Gros au milieu des corps sculptés pour la scène, Arabe dans des institutions découvrant à peine la diversité, il a toujours nagé à contre-marée — comme si c’était sa manière de respirer.
Quand il rejoint le KVS en 2017, « décolonisation » reste un mot de l’underground, des coulisses. Aujourd’hui, il s’est imposé dans le discours public. « La diversité est devenue une monnaie de négociation. Il n’y a plus de spontanéité. La jeunesse est utilisée pour faire du politique à son insu », déplore-t-il.
Lui choisit de sortir du « jeu institutionnel » pour mieux se retrouver. Ce retrait, c’est un retour à une passion secrète : l’écriture. Des poèmes griffonnés au bord du canal. Il n’a pas encore sa propre machine à écrire, mais c’est le plan.
Rebelle solitaire
En deuxième secondaire, viré pour la seconde fois, il se réinscrit seul dans un nouvel établissement. Pour le cours de français, il écrit un poème. Le prof le trouve magnifique — mais affirme aussitôt que ce n’est pas de lui. « Ça m’a choqué. Et fondé mon identité de rebelle solitaire. Je me suis dit : je vais leur montrer de quoi cet Arabe, supposé mal s’exprimer, est capable. »
Son inspiration vient de Molenbeek, son quartier en gentrification. Lui aussi est passé « de l’autre côté », sans vraiment y appartenir. « Je pensais que ça me mettrait en rage, mais la mixité fonctionne plutôt bien. »
Il s’installe souvent face au canal, au pied de la locomotive de la Place des Armateurs, près de Tour et Taxis. « Ça me rappelle les jeunes au Maroc, qui fixent la mer en rêvant d’Europe. Je me demande : à quoi rêvent les Bruxellois ? »

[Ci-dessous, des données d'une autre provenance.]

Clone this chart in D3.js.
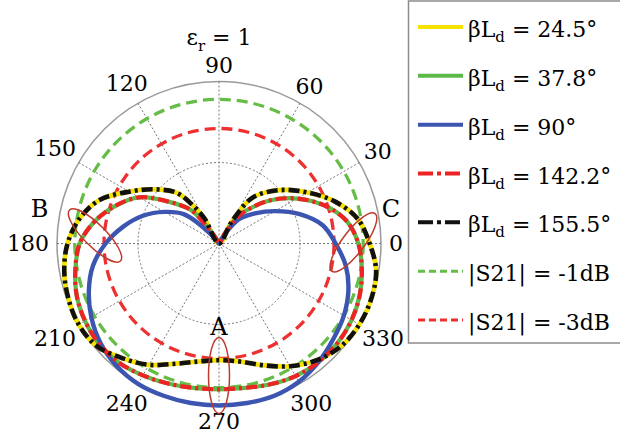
<!DOCTYPE html>
<html>
<head>
<meta charset="utf-8">
<script src="https://cdn.jsdelivr.net/npm/d3@7"></script>
<style>
  html, body { margin: 0; padding: 0; background: #fff; }
  svg { display: block; }
</style>
</head>
<body>
<svg id="chart" width="620" height="441"></svg>
<script>
// ---- data (angles in degrees, normalized magnitude 0..1) ----
const angles = [0,10,20,30,40,50,55,60,90,120,125,130,140,150,160,170,180,190,200,210,220,230,240,250,260,270,280,290,300,310,320,330,340,350];

const beta24_5  = [0.93,0.87,0.76,0.63,0.515,0.40,0.33,0.15,0,0.18,0.30,0.41,0.52,0.64,0.785,0.875,0.935,0.97,0.99,1.0,0.985,0.925,0.865,0.79,0.74,0.72,0.74,0.80,0.875,0.94,0.985,1.0,1.0,0.985];
const beta37_8  = [0.86,0.80,0.69,0.555,0.415,0.27,0.20,0.07,0,0.04,0.12,0.27,0.40,0.57,0.68,0.78,0.86,0.90,0.935,0.955,0.965,0.96,0.94,0.92,0.905,0.90,0.905,0.925,0.945,0.955,0.955,0.945,0.925,0.895];
const beta90    = [0.72,0.65,0.53,0.40,0.29,0.20,0.12,0.03,0,0,0,0.06,0.28,0.39,0.50,0.60,0.70,0.79,0.855,0.91,0.955,0.985,1.0,1.0,1.0,1.0,1.0,1.0,0.985,0.955,0.92,0.89,0.85,0.795];
const beta142_2 = [0.86,0.80,0.69,0.555,0.415,0.27,0.20,0.07,0,0.04,0.12,0.27,0.40,0.57,0.68,0.78,0.86,0.90,0.935,0.955,0.965,0.96,0.94,0.92,0.905,0.90,0.905,0.925,0.945,0.955,0.955,0.945,0.925,0.895];
const beta155_5 = [0.93,0.87,0.76,0.63,0.515,0.40,0.33,0.15,0,0.18,0.30,0.41,0.52,0.64,0.785,0.875,0.935,0.97,0.99,1.0,0.985,0.925,0.865,0.79,0.74,0.72,0.74,0.80,0.875,0.94,0.985,1.0,1.0,0.985];

const s21Labels = ["|S21| = -1dB", "|S21| = -3dB"];
const s21Radius = [0.89, 0.71];

const betaLabels = ["24.5°", "37.8°", "90°", "142.2°", "155.5°"];
const ringValues = [0.5, 1];
const spokeAngles = [0,30,60,90,120,150,180,210,240,270,300,330];
const tickLabels = ["0","30","60","90","120","150","180","210","240","270","300","330"];
const markerLabels = ["A","B","C"];

// ---- layout ----
const FONT = "'DejaVu Serif', 'Liberation Serif', serif";
const svg = d3.select("#chart").style("font-family", FONT);
const cx = 219, cy = 243.5, R = 162;
const r = d3.scaleLinear().domain([0, 1]).range([0, R]);
const toRad = d => d * Math.PI / 180;
const px = (deg, v) => cx + r(v) * Math.cos(toRad(deg));
const py = (deg, v) => cy - r(v) * Math.sin(toRad(deg));

const plot = svg.append("g").attr("transform", `translate(${cx},${cy})`);

// grid
plot.append("circle").attr("r", r(ringValues[1]))
  .attr("fill", "none").attr("stroke", "#9a9a9a").attr("stroke-width", 1.5);
plot.selectAll("circle.ring").data(ringValues.slice(0, 1)).enter().append("circle")
  .attr("class", "ring").attr("r", d => r(d))
  .attr("fill", "none").attr("stroke", "#777").attr("stroke-width", 1)
  .attr("stroke-dasharray", "2,2");
plot.selectAll("line.spoke").data(spokeAngles).enter().append("line")
  .attr("class", "spoke")
  .attr("x1", 0).attr("y1", 0)
  .attr("x2", d => r(1) * Math.cos(toRad(d)))
  .attr("y2", d => -r(1) * Math.sin(toRad(d)))
  .attr("stroke", "#777").attr("stroke-width", 1).attr("stroke-dasharray", "2,2");

// S21 reference circles
const s21Styles = [
  { color: "#66bd45" },
  { color: "#ee3030" }
];
plot.selectAll("circle.s21").data(s21Radius).enter().append("circle")
  .attr("class", "s21").attr("r", d => r(d))
  .attr("fill", "none")
  .attr("stroke", (d, i) => s21Styles[i].color)
  .attr("stroke-width", 3.3)
  .attr("stroke-dasharray", "11,6");

// pattern curves
const radial = d3.lineRadial()
  .angle(d => toRad(90 - d[0]))
  .radius(d => r(d[1]))
  .curve(d3.curveCatmullRomClosed.alpha(0.5));

const series = [
  { values: beta24_5,  color: "#f5e200", width: 4.6, dash: null },
  { values: beta37_8,  color: "#5cb848", width: 4.2, dash: null },
  { values: beta90,    color: "#3b55b0", width: 4.4, dash: null },
  { values: beta142_2, color: "#ee2424", width: 4.2, dash: "11,4,3,4" },
  { values: beta155_5, color: "#111111", width: 4.6, dash: "11,4,3,4" }
];
plot.selectAll("path.pattern").data(series).enter().append("path")
  .attr("class", "pattern")
  .attr("d", s => radial(angles.map((a, i) => [a, s.values[i]])))
  .attr("fill", "none")
  .attr("stroke", s => s.color)
  .attr("stroke-width", s => s.width)
  .attr("stroke-linejoin", "round")
  .attr("stroke-dasharray", s => s.dash);

// angle tick labels
const tl = svg.selectAll("text.tick").data(spokeAngles).enter().append("text")
  .attr("class", "tick")
  .style("font-family", FONT)
  .attr("font-size", 22)
  .attr("text-anchor", "middle")
  .attr("dominant-baseline", "central")
  .text((d, i) => tickLabels[i]);
tl.each(function(d) {
  const w = this.getComputedTextLength();
  const dist = r(1) + 16 + Math.abs(Math.cos(toRad(d))) * (w / 2 - 8);
  d3.select(this)
    .attr("x", cx + dist * Math.cos(toRad(d)))
    .attr("y", cy - dist * Math.sin(toRad(d)));
});

// annotation ellipses
const ellipseColor = "#c0392f";
const ellipses = [
  { deg: 270, v: 0.815, rx: 10.5, ry: 38, rot: 0 },
  { deg: 176.3, v: 0.767, rx: 36, ry: 11, rot: 45 },
  { deg: 0.5, v: 0.83, rx: 36, ry: 11, rot: -53 }
];
svg.selectAll("ellipse.mark").data(ellipses).enter().append("ellipse")
  .attr("class", "mark")
  .attr("transform", d => `translate(${px(d.deg, d.v)},${py(d.deg, d.v)}) rotate(${d.rot})`)
  .attr("rx", d => d.rx).attr("ry", d => d.ry)
  .attr("fill", "none").attr("stroke", ellipseColor).attr("stroke-width", 1.5);

const markerPos = [
  { deg: 270, v: 0.515 },
  { deg: 169, v: 1.128 },
  { deg: 11.5, v: 1.083 }
];
svg.selectAll("text.marker").data(markerLabels).enter().append("text")
  .attr("class", "marker")
  .style("font-family", FONT)
  .attr("font-size", 24)
  .attr("text-anchor", "middle")
  .attr("dominant-baseline", "central")
  .attr("x", (d, i) => px(markerPos[i].deg, markerPos[i].v))
  .attr("y", (d, i) => py(markerPos[i].deg, markerPos[i].v))
  .text(d => d);

// title
const title = svg.append("text").attr("x", cx).attr("y", 45)
  .style("font-family", FONT)
  .attr("text-anchor", "middle").attr("font-size", 22);
title.append("tspan").text("ε");
title.append("tspan").attr("font-size", 15).attr("dy", 6).text("r");
title.append("tspan").attr("dy", -6).text(" = 1");

// legend
const legend = svg.append("g");
legend.append("rect").attr("x", 408.5).attr("y", 1).attr("width", 230).attr("height", 342)
  .attr("fill", "#fff").attr("stroke", "#8c8c8c").attr("stroke-width", 1.5);

const legendItems = [
  ...series.map((s, i) => ({ kind: "beta", label: betaLabels[i], color: s.color, dash: s.dash, width: s.width })),
  ...s21Labels.map((l, i) => ({ kind: "s21", label: l, color: s21Styles[i].color, dash: "7,4", width: 3 }))
];
const ly = d3.scaleLinear().domain([0, legendItems.length - 1]).range([27, 320]);
const legendDash = d => d.kind === "s21" ? "7,4" : (d.dash ? "15,4,4,4" : null);

const rows = legend.selectAll("g.row").data(legendItems).enter().append("g")
  .attr("class", "row").attr("transform", (d, i) => `translate(0,${ly(i)})`);
rows.append("line").attr("x1", 418).attr("x2", 463).attr("y1", 0).attr("y2", 0)
  .attr("stroke", d => d.color).attr("stroke-width", d => d.kind === "s21" ? 3 : 4)
  .attr("stroke-dasharray", legendDash);
const lt = rows.append("text").attr("x", 468).attr("y", 10)
  .style("font-family", FONT).attr("font-size", 22);
lt.each(function(d) {
  const t = d3.select(this);
  if (d.kind === "beta") {
    t.append("tspan").text("βL");
    t.append("tspan").attr("font-size", 15).attr("dy", 5).text("d");
    t.append("tspan").attr("dy", -5).text(" = " + d.label);
  } else {
    t.text(d.label);
  }
});
</script>
</body>
</html>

Son rêve à lui : créer une radio avec les jeunes du quartier, sans leur demander encore une fois de parler du quartier. « L’autre jour, un jeune m’a dit : c’est pas facile d’être un homme. C’est ça que j’aimerais entendre. Qu’on parle d’amour, de ce qui nous lie. »
L’eau l’apaise. Il s’y enfonce symboliquement, dans un geste de purification. « Je me suis suicidé plus d’une fois. Chaque fois que je reviens, c’est un renouveau. » Mais pour l’heure, Yassin Mrabtifi savoure sa disparition — à peine troublée par Urban Rituals, une cérémonie à la sauce d’aujourd’hui, conçue avec Einat Tuchman et Juan Cizmar, depuis Molenbeek.
Des moments de respiration et de catharsis collectives avant de replonger dans les profondeurs de ses pensées. « J’aime me dire que la mort, c’est très doux. Parce que c’est quelque chose qu’on a tous en commun. »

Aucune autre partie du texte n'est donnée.